• Short task:
Transcribe the full listing exactly, and drop every picture.

--- Begin ---

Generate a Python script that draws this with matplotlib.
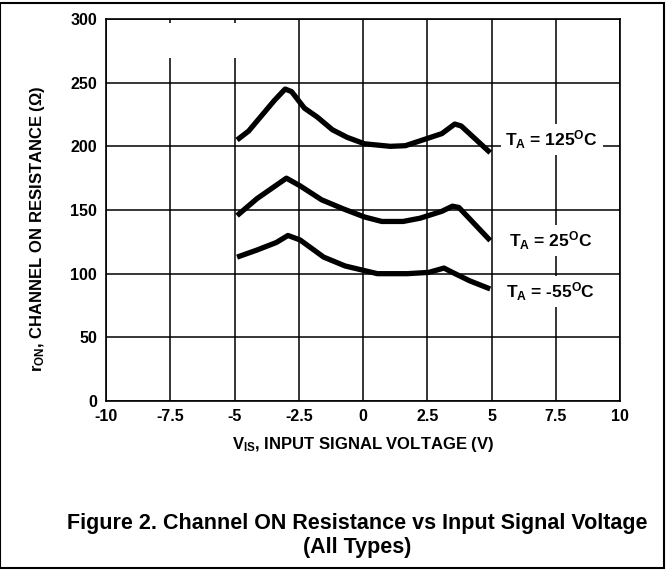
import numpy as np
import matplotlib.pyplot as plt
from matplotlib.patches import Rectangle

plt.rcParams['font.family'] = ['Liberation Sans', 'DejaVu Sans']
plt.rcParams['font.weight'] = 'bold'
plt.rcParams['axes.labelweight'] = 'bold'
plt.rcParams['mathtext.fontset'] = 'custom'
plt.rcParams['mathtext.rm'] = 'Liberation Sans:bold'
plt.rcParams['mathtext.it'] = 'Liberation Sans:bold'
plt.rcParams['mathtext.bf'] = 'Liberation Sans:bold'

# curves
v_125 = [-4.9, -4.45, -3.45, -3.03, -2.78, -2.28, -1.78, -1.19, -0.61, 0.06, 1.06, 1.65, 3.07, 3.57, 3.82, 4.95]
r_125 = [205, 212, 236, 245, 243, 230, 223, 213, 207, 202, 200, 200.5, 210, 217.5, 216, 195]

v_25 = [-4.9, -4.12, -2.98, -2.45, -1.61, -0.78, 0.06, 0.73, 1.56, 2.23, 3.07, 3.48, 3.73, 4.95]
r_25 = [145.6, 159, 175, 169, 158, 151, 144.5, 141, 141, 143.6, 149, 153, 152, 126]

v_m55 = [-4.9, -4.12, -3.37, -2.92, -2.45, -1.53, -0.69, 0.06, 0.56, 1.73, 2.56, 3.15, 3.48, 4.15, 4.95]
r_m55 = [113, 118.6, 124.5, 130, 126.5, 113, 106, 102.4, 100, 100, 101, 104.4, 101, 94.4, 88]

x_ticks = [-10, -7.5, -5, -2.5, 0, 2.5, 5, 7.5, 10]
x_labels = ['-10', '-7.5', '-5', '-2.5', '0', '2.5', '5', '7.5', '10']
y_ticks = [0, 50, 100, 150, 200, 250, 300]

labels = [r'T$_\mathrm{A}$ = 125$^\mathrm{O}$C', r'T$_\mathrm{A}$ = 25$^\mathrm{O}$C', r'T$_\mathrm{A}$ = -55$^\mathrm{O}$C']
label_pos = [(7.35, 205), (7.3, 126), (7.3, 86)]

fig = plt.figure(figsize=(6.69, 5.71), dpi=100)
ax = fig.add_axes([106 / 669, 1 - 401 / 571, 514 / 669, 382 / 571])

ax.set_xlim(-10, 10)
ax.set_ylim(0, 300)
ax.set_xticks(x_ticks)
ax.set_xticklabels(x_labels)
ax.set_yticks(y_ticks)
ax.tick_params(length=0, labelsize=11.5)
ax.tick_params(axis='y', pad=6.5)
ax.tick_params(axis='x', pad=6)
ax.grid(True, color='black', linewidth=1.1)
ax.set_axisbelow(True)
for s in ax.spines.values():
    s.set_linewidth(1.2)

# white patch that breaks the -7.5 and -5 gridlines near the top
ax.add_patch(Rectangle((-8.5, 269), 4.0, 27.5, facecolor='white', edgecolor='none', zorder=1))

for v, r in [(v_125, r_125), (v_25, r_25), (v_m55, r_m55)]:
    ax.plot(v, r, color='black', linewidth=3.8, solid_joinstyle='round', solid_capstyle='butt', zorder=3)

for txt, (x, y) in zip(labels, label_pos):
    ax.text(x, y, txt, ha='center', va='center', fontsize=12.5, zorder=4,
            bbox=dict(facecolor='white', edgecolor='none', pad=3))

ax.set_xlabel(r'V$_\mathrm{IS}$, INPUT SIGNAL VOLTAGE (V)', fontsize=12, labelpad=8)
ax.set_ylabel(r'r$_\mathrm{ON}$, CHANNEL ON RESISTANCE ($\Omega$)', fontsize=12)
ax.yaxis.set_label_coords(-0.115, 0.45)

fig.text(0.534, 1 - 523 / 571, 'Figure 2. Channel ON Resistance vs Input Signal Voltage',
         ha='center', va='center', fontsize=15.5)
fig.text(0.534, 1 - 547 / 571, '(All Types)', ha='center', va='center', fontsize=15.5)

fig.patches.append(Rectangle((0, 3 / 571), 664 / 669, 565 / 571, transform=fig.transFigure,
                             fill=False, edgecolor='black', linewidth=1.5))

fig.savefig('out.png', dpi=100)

--- End ---

• Solution to this exercise:
Generate a Python script that draws this with matplotlib.
import numpy as np
import matplotlib.pyplot as plt
from matplotlib.patches import Rectangle

plt.rcParams['font.family'] = ['Liberation Sans', 'DejaVu Sans']
plt.rcParams['font.weight'] = 'bold'
plt.rcParams['axes.labelweight'] = 'bold'
plt.rcParams['mathtext.fontset'] = 'custom'
plt.rcParams['mathtext.rm'] = 'Liberation Sans:bold'
plt.rcParams['mathtext.it'] = 'Liberation Sans:bold'
plt.rcParams['mathtext.bf'] = 'Liberation Sans:bold'

# curves
v_125 = [-4.9, -4.45, -3.45, -3.03, -2.78, -2.28, -1.78, -1.19, -0.61, 0.06, 1.06, 1.65, 3.07, 3.57, 3.82, 4.95]
r_125 = [205, 212, 236, 245, 243, 230, 223, 213, 207, 202, 200, 200.5, 210, 217.5, 216, 195]

v_25 = [-4.9, -4.12, -2.98, -2.45, -1.61, -0.78, 0.06, 0.73, 1.56, 2.23, 3.07, 3.48, 3.73, 4.95]
r_25 = [145.6, 159, 175, 169, 158, 151, 144.5, 141, 141, 143.6, 149, 153, 152, 126]

v_m55 = [-4.9, -4.12, -3.37, -2.92, -2.45, -1.53, -0.69, 0.06, 0.56, 1.73, 2.56, 3.15, 3.48, 4.15, 4.95]
r_m55 = [113, 118.6, 124.5, 130, 126.5, 113, 106, 102.4, 100, 100, 101, 104.4, 101, 94.4, 88]

x_ticks = [-10, -7.5, -5, -2.5, 0, 2.5, 5, 7.5, 10]
x_labels = ['-10', '-7.5', '-5', '-2.5', '0', '2.5', '5', '7.5', '10']
y_ticks = [0, 50, 100, 150, 200, 250, 300]

labels = [r'T$_\mathrm{A}$ = 125$^\mathrm{O}$C', r'T$_\mathrm{A}$ = 25$^\mathrm{O}$C', r'T$_\mathrm{A}$ = -55$^\mathrm{O}$C']
label_pos = [(7.35, 205), (7.3, 126), (7.3, 86)]

fig = plt.figure(figsize=(6.69, 5.71), dpi=100)
ax = fig.add_axes([106 / 669, 1 - 401 / 571, 514 / 669, 382 / 571])

ax.set_xlim(-10, 10)
ax.set_ylim(0, 300)
ax.set_xticks(x_ticks)
ax.set_xticklabels(x_labels)
ax.set_yticks(y_ticks)
ax.tick_params(length=0, labelsize=11.5)
ax.tick_params(axis='y', pad=6.5)
ax.tick_params(axis='x', pad=6)
ax.grid(True, color='black', linewidth=1.1)
ax.set_axisbelow(True)
for s in ax.spines.values():
    s.set_linewidth(1.2)

# white patch that breaks the -7.5 and -5 gridlines near the top
ax.add_patch(Rectangle((-8.5, 269), 4.0, 27.5, facecolor='white', edgecolor='none', zorder=1))

for v, r in [(v_125, r_125), (v_25, r_25), (v_m55, r_m55)]:
    ax.plot(v, r, color='black', linewidth=3.8, solid_joinstyle='round', solid_capstyle='butt', zorder=3)

for txt, (x, y) in zip(labels, label_pos):
    ax.text(x, y, txt, ha='center', va='center', fontsize=12.5, zorder=4,
            bbox=dict(facecolor='white', edgecolor='none', pad=3))

ax.set_xlabel(r'V$_\mathrm{IS}$, INPUT SIGNAL VOLTAGE (V)', fontsize=12, labelpad=8)
ax.set_ylabel(r'r$_\mathrm{ON}$, CHANNEL ON RESISTANCE ($\Omega$)', fontsize=12)
ax.yaxis.set_label_coords(-0.115, 0.45)

fig.text(0.534, 1 - 523 / 571, 'Figure 2. Channel ON Resistance vs Input Signal Voltage',
         ha='center', va='center', fontsize=15.5)
fig.text(0.534, 1 - 547 / 571, '(All Types)', ha='center', va='center', fontsize=15.5)

fig.patches.append(Rectangle((0, 3 / 571), 664 / 669, 565 / 571, transform=fig.transFigure,
                             fill=False, edgecolor='black', linewidth=1.5))

fig.savefig('out.png', dpi=100)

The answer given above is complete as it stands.